‘The Fabulous Radio Show’ of 1950s Pop, on Forest FM 92·3, does Wednesdays from 22h00 to midnight, and Sundays from 02h00 to 03h00, with Radio-Essex DJ Paul Peters, and record-expert Geoff Kemp. (Nick Churchill reported in Daily Echo.) KFMJ Ketchikan-Alaska is one the USA stations that take the show. Once upon a time, nasty old gangsters enclosed the ‘New Forest’ and commoners could starve. See link on sidebar: forestfm.co.uk
10h22-BST Monday 21 April 2008-CE
‘The Fabulous Radio Show’ on Forest FM can be checked out on forestfm.co.uk but it was also covered in a piece by Nick Churchill called ‘Retro Radio’ in the Saturday Magazine supplement to the Daily Echo (12-18 April edition). See Daily Echo link in my sidebar.
The presenters of this 1950s music show are onetime offshore radio DJ Paul Peters of Radio Essex in the 1960s (nice to hear a mention of one of the small stations) and his business-partner Geoff Kemp who is the record expert. The 1950s were my teenage years but I hated British cover artists. I would not wish to hear Tommy Steele, for example, especially not his ‘Rock With The Caveman’.

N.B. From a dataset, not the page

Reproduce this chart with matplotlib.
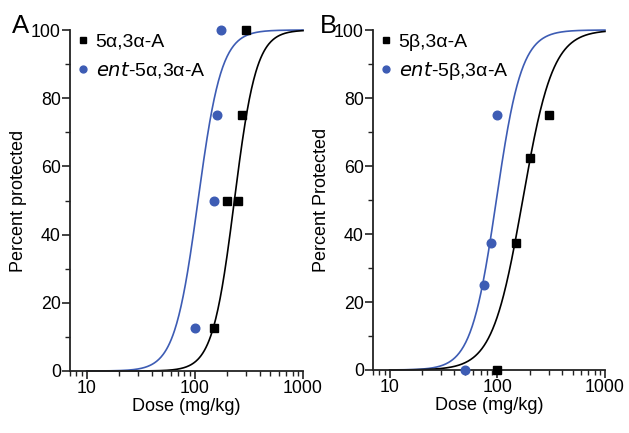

However, via the internet, Forest FM has been heard by veteran DJ Bob Kearn of KFMJ in Ketchikan, Alaska who readily got the OK to use it. ‘The Fabulous Radio Show’ now goes out on [an un-named] station in Arizona also. Right here in Dorset, we can hearken to the show via 92·3 on Wednesday from 22h00 to midnight, and Sunday from 02h00 to 03h00.
You can Google “new forest” to delight your heart, and, in a couple of minutes, know far more than I do about the place. It was enclosed by the chief gangster for his exclusive use hunting deer with his gangster mates quite a few centuries ago. Now, it is a bit old really.
Long before that, this land had slowly become an island which gradually became forested the most recent time the ice was defeated and retreated. It became thinly populated at the same time. As population grew, forest was reduced. The Romans presided over a land fully-husbanded. During Saxon times, Common Land existed where Tom, Dick and Harry could set their animals to graze.
But after the Scandies took over, the gangsters grabbed the land in various stages until the folk whom they enslaved were dispossessed. Finally, in 1945, we became truly free economically. In 1964, Alan Crawford and then Ronan O’Rahilly worked to bring us offshore free radio; and in 1971, we got land-based Independent Broadcasting Authority radio, not as good but better than the meagre portion of Pop doled out by the BBC Light Programme.